Classical Persian dance is a style of concert dance which evolved from courtroom dance. The Qajar dynasty, which reigned from 1795 to 1925, had an important influence on Persian dance. In this period, a style of dance began to be called "classical Persian dance". Dancers performed artistic dances in the court of the Shah for entertainment purposes such as coronations, marriage celebrations, and Norouz celebrations (Iranian new year). The rise of the Qadjars liberalizes people's attitudes toward dancing, although it remained in the royal court and among the elite and bourgeois families. The court dancers elevated respect for dance to an art form.

Costuming generally consisted of loosely fitted long dress with long sleeves, worn with a jacket.
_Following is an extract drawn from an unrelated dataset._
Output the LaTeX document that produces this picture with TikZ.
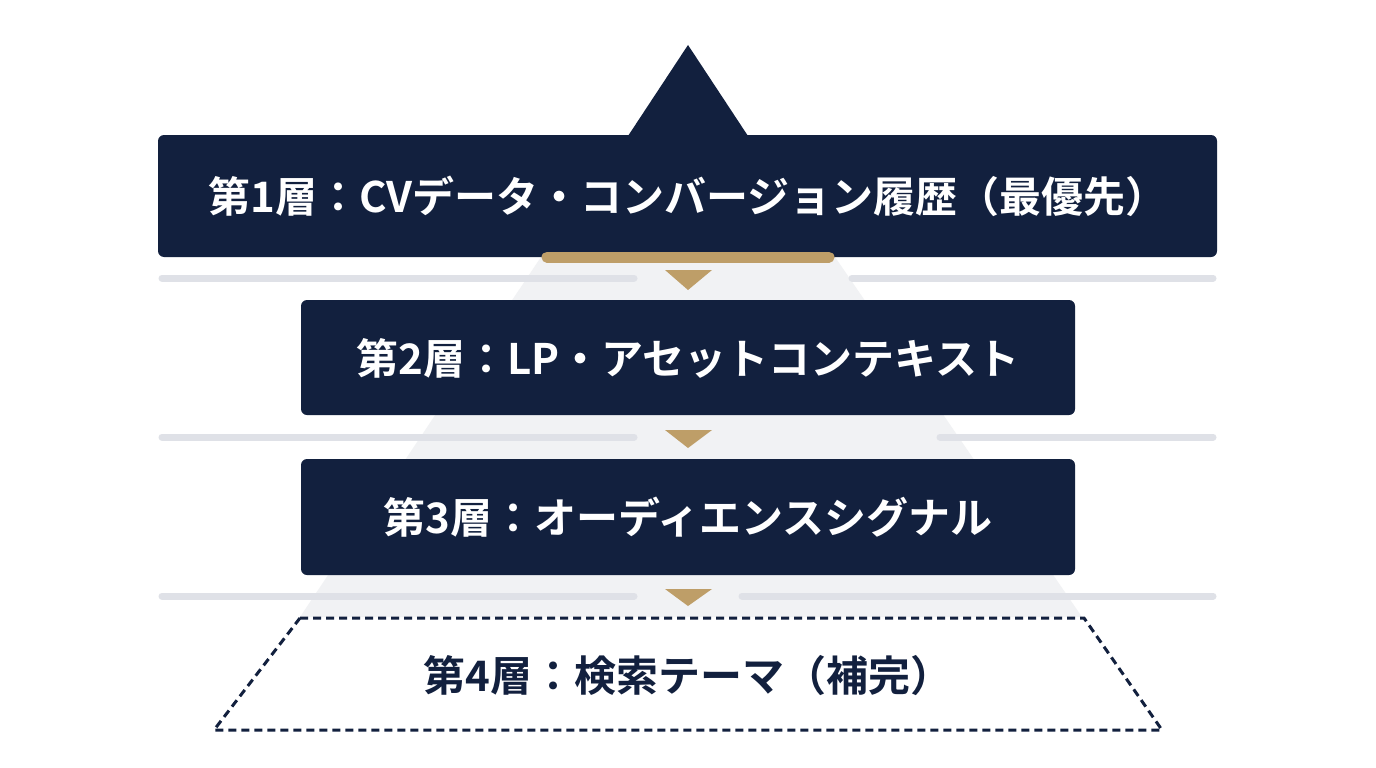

The jacket extended over the sides of the hips and was either worn open or closed. The Qadjar dancers wore pants under the dress. Persian pant was cut narrow, loose the bottom and was cuffed. Sometimes a Turkish harem pant was worn, extremely full and gathered tight at the ankles. The fabrics had flower patterns and were bright in color. The Shah rewarded performers with jewels, so many costumes had elaborate gold embroidery, pearl beading and gemstones. Upon the head was worn a plume, or aigret, a small egret shaped ornament, or a small paisley-shaped hat adorned with jewels, pearls and a feather. Hair was worn long and elaborate, with side locks and bangs fashioned into shapes.

Traditionally, the music was played by a small band with one or two melodic instruments and a drum. In the 20th century, the music came to be orchestrated and dance movement and costuming gained a modernistic orientation to the West. In 1928, ballet came to Iran and impacted dance performance, adding a feeling of lightness and more delicate footwork. The jacket was flared more fully at the hips much like a tutu, and the dance form became more modern in outlook and flourished as a performing art.